Erol Mütercimler’in anlattığına göre 1999’da bir toplantı olmuş, Edirne’deki toplantıda önemli isimlerden oluşan bir topluluk, “başbakan Erdoğan olacak” demiştir. Hatta kendisine danışmanlık teklif edilmiş, etrafı Fethullahçılar tarafından sarıldığı için bu mümkün olamamıştır. İşte sol, o toplantının El-Kaide, İran İslam Devleti, Hizbullah ve Hamas tarafından, birlikte tertiplendiğini düşünmektedir. O toplantıdaki isimlere bakıp İslam’a küfredenler, kimlere mesaj ve selam verdiklerini iyi bilmektedirler.

Fethullah bir röportajında, “demokrasi, insan hakları, özgürlük ve NATO” demektedir. Kendisinin bunlara bağlı olduğunu söylemektedir. Esasen ilk üç kavram dördüncüsüne bağlıdır.

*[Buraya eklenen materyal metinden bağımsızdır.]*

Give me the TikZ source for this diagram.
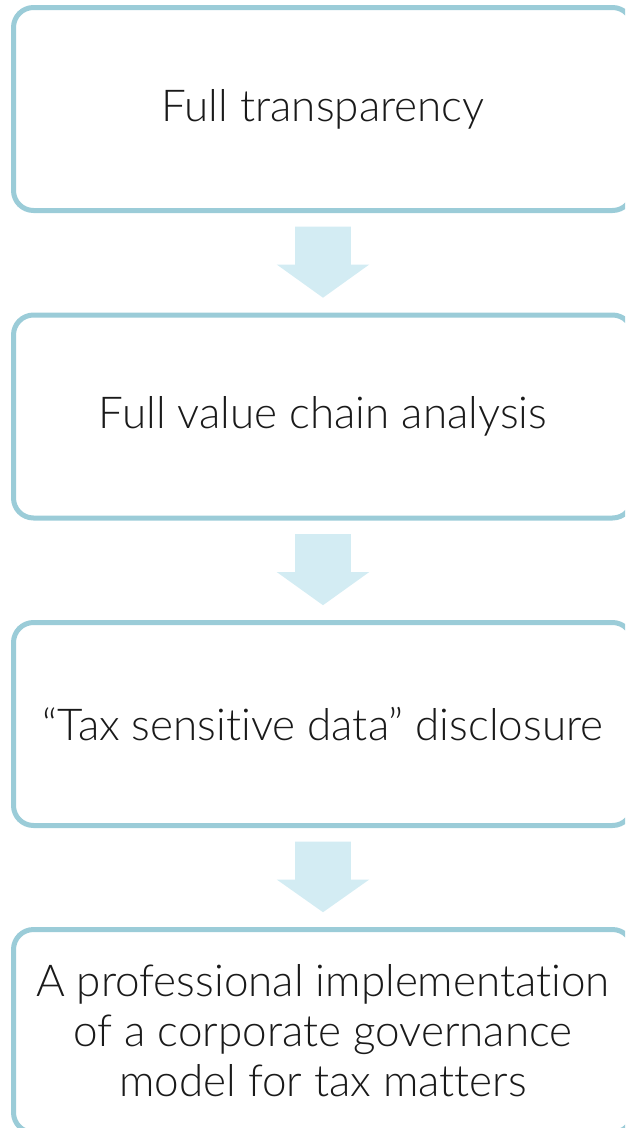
\documentclass[tikz,border=0pt]{standalone}
\usepackage{fontspec}
\setmainfont{Lato Light}[Ligatures={NoCommon,NoRare}]
\usetikzlibrary{calc}
\definecolor{boxline}{HTML}{9BCCD8}
\definecolor{arrowfill}{HTML}{D3ECF3}
\definecolor{txt}{HTML}{1A1A1A}
\tikzset{
  stage/.style={draw=boxline, line width=5pt, rounded corners=20pt, fill=white,
    minimum width=619pt, minimum height=203pt, inner sep=0pt, align=center,
    text=txt, font=\fontsize{44}{50}\selectfont},
  blockarrow/.style={fill=arrowfill, draw=none}
}
\begin{document}
\begin{tikzpicture}[x=1pt,y=-1pt]
\useasboundingbox (0,0) rectangle (625,1128);
\clip (0,0) rectangle (625,1128);
\node[stage] (b1) at (323,109) {Full transparency};
\node[stage] (b2) at (323,416.5) {Full value chain analysis};
\node[stage] (b3) at (323,724) {“Tax sensitive data” disclosure};
\node[stage] (b4) at (323,1031) {A professional implementation\\of a corporate governance\\model for tax matters};
\foreach \a/\b in {b1/b2,b2/b3,b3/b4}{
  \fill[blockarrow] ($(\a.south)+(-27.8,13.5)$) -- ++(55.6,0) -- ++(0,38)
    -- ++(18.5,0) -- ($(\b.north)+(0,-14.8)$) -- ($(\a.south)+(-46.3,51.5)$)
    -- ++(18.5,0) -- cycle;
}
\end{tikzpicture}
\end{document}
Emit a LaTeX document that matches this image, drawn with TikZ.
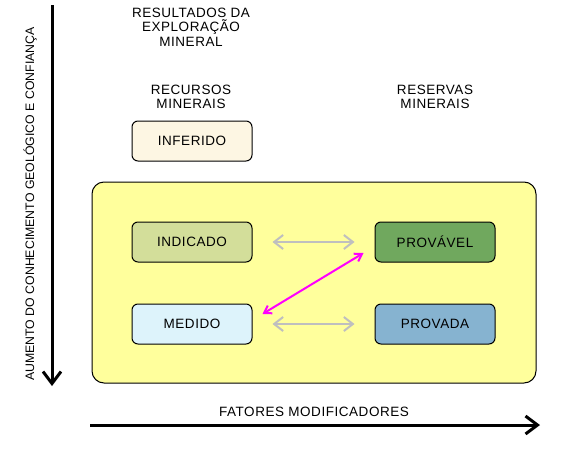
\documentclass[tikz,border=0pt]{standalone}
\usepackage{fontspec}
\setmainfont{Liberation Sans}
\usetikzlibrary{arrows.meta,positioning}

\definecolor{fundo}{HTML}{FFFF9C}
\definecolor{inferido}{HTML}{FDF6E3}
\definecolor{indicado}{HTML}{D3DE9A}
\definecolor{medido}{HTML}{DDF3FB}
\definecolor{provavel}{HTML}{70A85E}
\definecolor{provada}{HTML}{86B3D0}
\definecolor{rosa}{HTML}{FF00FF}

\newfontfamily\largo[LetterSpace=4]{Liberation Sans}
\tikzstyle{classe}=[rectangle,draw,line width=1pt,rounded corners=6pt,
minimum width=120pt,minimum height=40pt,text centered]
\tikzstyle{rotulo}=[align=center]
\tikzstyle{eixo}=[draw,line width=3pt,-{Straight Barb[length=12pt,width=18pt,line width=3pt]}]
\tikzstyle{troca}=[draw,line width=2pt,color=black!25,
{Straight Barb[length=9pt,width=14pt]}-{Straight Barb[length=9pt,width=14pt]}]

\begin{document}
\begin{tikzpicture}[x=1pt,y=-1pt,font=\largo\fontsize{13.5}{14.5}\selectfont]
\useasboundingbox (0,0) rectangle (567,455);
% fundo amarelo
\draw [fill=fundo,line width=1pt,rounded corners=12pt] (92,182) rectangle (536,383);
% titulos
\node [rotulo] (titulo) at (191,27) {RESULTADOS DA\\EXPLORAÇÃO\\MINERAL};
\node [rotulo] (recursos) at (191,97) {RECURSOS\\MINERAIS};
\node [rotulo] (reservas) at (435,97) {RESERVAS\\MINERAIS};
% classes
\node [classe,fill=inferido] (inferido) at (192,141) {INFERIDO};
\node [classe,fill=indicado] (indicado) at (192,242) {INDICADO};
\node [classe,fill=medido,below=41pt of indicado] (medido) {MEDIDO};
\node [classe,fill=provavel] (provavel) at (435,242) {PROVÁVEL};
\node [classe,fill=provada,below=41pt of provavel] (provada) {PROVADA};
% conversoes
\path [troca] ([xshift=20pt]indicado.east) -- ([xshift=-20pt]provavel.west);
\path [troca] ([xshift=20pt]medido.east) -- ([xshift=-20pt]provada.west);
\path [draw,line width=2pt,color=rosa,
{Straight Barb[length=7pt,width=9pt]}-{Straight Barb[length=7pt,width=9pt]}]
([xshift=10pt,yshift=10pt]medido.east) -- ([xshift=-11pt,yshift=-11pt]provavel.west);
% eixos
\coordinate (topo) at (52,5);
\coordinate (base) at (52,386);
\coordinate (inicio) at (90,425);
\coordinate (fim) at (540,425);
\path [eixo] (topo) -- (base);
\path [eixo] (inicio) -- (fim);
\node [rotate=90,font=\fontsize{12.3}{14}\selectfont] (conhecimento) at (30,204) {AUMENTO DO CONHECIMENTO GEOLÓGICO E CONFIANÇA};
\node (fatores) at (314,412) {FATORES MODIFICADORES};
\end{tikzpicture}
\end{document}
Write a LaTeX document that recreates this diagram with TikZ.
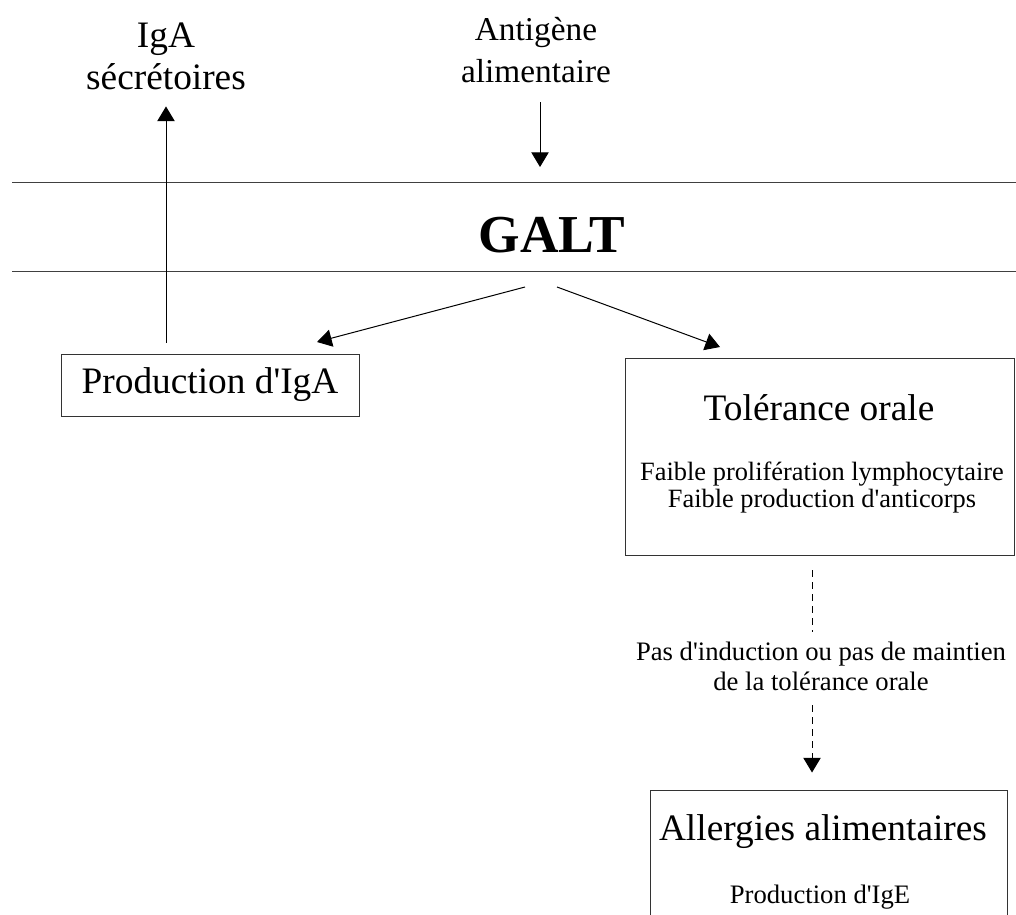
\documentclass[tikz,border=0pt]{standalone}
\usepackage{fontspec}
\setmainfont{Liberation Serif}[Ligatures=TeXOff]
\usetikzlibrary{arrows.meta}

\tikzset{
  grand/.style={font=\fontsize{28}{31.5}\selectfont, inner sep=0pt, align=center},
  petit/.style={font=\fontsize{20}{22.5}\selectfont, inner sep=0pt, align=center},
  boite/.style={draw=black!80, line width=0.75pt, inner sep=0pt},
  fleche/.style={-{Triangle[length=11pt,width=13pt]}, line width=0.75pt},
  tiret/.style={line width=0.75pt, dash pattern=on 5.5pt off 3.5pt},
}

\begin{document}
\begin{tikzpicture}[x=0.75pt, y=-0.75pt, line join=miter]
  \clip (0,0) rectangle (1016,914);
  % muqueuse
  \coordinate (hautg) at (12,182);
  \coordinate (hautd) at (1016,182);
  \coordinate (basg) at (12,271);
  \coordinate (basd) at (1016,271);
  \draw[line width=0.75pt, black!75] (hautg) -- (hautd);
  \draw[line width=0.75pt, black!75] (basg) -- (basd);
  \node[font=\fontsize{40}{40}\selectfont\bfseries, inner sep=0pt, anchor=base] (galt) at (552,252) {GALT};

  % textes du haut
  \node[grand] (iga) at (166,56.7) {IgA\\sécrétoires};
  \node[grand, font=\fontsize{25}{31.5}\selectfont] (antigene) at (536,49.7) {Antigène\\alimentaire};

  % boites
  \node[boite, grand, minimum width=223.5pt, minimum height=46.5pt] (prod) at (210,385) {Production d'IgA};
  \node[boite, minimum width=291.75pt, minimum height=147.75pt] (tol) at (819.5,456.5) {};
  \node[grand, anchor=base] (toltitre) at (819,420) {Tolérance orale};
  \node[petit, font=\fontsize{19.8}{20.25}\selectfont] (toltexte) at (822,487.3) {Faible prolifération lymphocytaire\\Faible production d'anticorps};
  \node[petit] (pas) at (821,665.9) {Pas d'induction ou pas de maintien\\de la tolérance orale};
  \node[boite, minimum width=267.75pt, minimum height=142.5pt] (allergie) at (828.5,885) {};
  \node[grand, anchor=base] (allergietitre) at (823,840) {Allergies alimentaires};
  \node[petit, anchor=base] (ige) at (820,903) {Production d'IgE};

  % fleches
  \coordinate (entree) at (540,102);
  \coordinate (sortieg) at (525,287);
  \coordinate (sortied) at (557,287);
  \coordinate (versprod) at (317,342);
  \coordinate (verstol) at (720,347);
  \coordinate (pointa) at (812,570);
  \coordinate (pointb) at (812,632);
  \coordinate (pointc) at (812,705);
  \draw[fleche, shorten >=11.25pt] (entree) -- (entree |- hautg);
  \draw[fleche, shorten <=8.25pt, shorten >=12pt] (prod.north -| iga) -- (iga.south);
  \draw[fleche] (sortieg) -- (versprod);
  \draw[fleche] (sortied) -- (verstol);
  \draw[tiret] (pointa) -- (pointb);
  \draw[tiret, fleche, shorten >=12.75pt] (pointc) -- (allergie.north -| pointc);
\end{tikzpicture}
\end{document}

Sosyalist hareket de aynı şekilde, bağlıdır. O nedenle Veli Saçılık, “İran’a NATO müdahale etsin” diyen saha görevlisi Nevşin Mengü’nün önerisine destek sunmaktadır. Bu isimlerin hepsi yan yanadır. Her yol Roma’ya çıkmalıdır. Herkes, kitlelerin olmadığı devrimlere, emperyalizmin ve üretim güçlerinin ilerleyişine iman ettirilmiştir.

* * *

Mütercimler, konuşmasında “ben sol kemalistim” demekte, ama bir yandan da ikinci adamlık yapabileceğini, Erdoğan’a danışman olabileceğini imalı olarak ifade etmektedir. Yani sanki Erdoğan nötr, her kabın şeklini alan bir şeymiş gibi tasavvur edilmektedir.

Bu önfikir HDP’de de vardır: Onun tek siyaseti, “MHP’yle değil benimle anlaş”tan ibarettir. Bir başka açıdan Taner Timur da “MHP iyidir, en azından dinci değil” demektedir. Veysi Sarısözen de “ver Apo’yu al Rojava’yı” önerisini dillendirmektedir. Ufuk Uras, onun piyasaya sunduğu bir isimdir. Suyun başı, boş kalmamalıdır.

* * *

Yüksek siyaset koridorlarındaki gezintilerin sosyalist harekete ne tür zararlar verdiği üzerinde düşünene hiç rastlanmamaktadır. Vaktiyle bu devletin çıkarlarına uygun, dişleri sökülmüş, bir köşeye oturtulmuş olan sosyalist siyasetten herkes memnundur. O siyasette AB ve ABD’nin izi bulunmak zorundadır, çünkü o siyaset, o koltuğa onların izniyle ve önerisiyle oturtulmuştur. Burada sosyalist hareket, AB ve ABD’deki sosyalist hareket kadar sosyalist olabilir. Başkasına, fazlasına asla izin verilmez. O anbardan asla çıkamaz. Çünkü işçiden nefret etmeyi, köylüden tiksinmeyi iyice öğrenmiştir.

Erol Mütercimler konuşmasında, “ben ikinci adam olarak yetiştirildim” demektedir. İşte sol, bu eğitimi ve hâli sevmektedir. Demek ki başkaları da ikinci adam olarak yetiştirilmiştir, yetiştirilmektedir. Siyaset, özel insanlara has, özel insanların yapabileceği, özel insanlara bahşedilmiş bir haktır. Burjuva terbiyesi ve devlet disiplini, solun belkemiğidir.

Eğer baştaki söz doğruysa, halkın öfkesi devrimin ruhu ise demek ki bugün İmamoğlu gibi özel isimlerle ruhsuz devrimlere yelken açılmaktadır. Sol eskiden de böyleydi, şimdi bu vasfını açık etme imkânına kavuşmuştur: o, kitleden nefret etmenin, ruhsuz devrimlere bağlanmanın adıdır. Özel isimlere o öfkeden kaçmak için sarılmaktadır.

Eren Balkır
14 Mayıs 2019

Dipnotlar:
[1] İnci Hekimoğlu, “CHP Yönetimi ile Her Şey Güzel Olamaz”, 9 Mayıs 2019, Artı Gerçek.

[2] Ahmet Nesin, “Erdoğan Askerler Gibi Yargılanmama Garantisi İstiyor”, 13 Mayıs 2019, AG.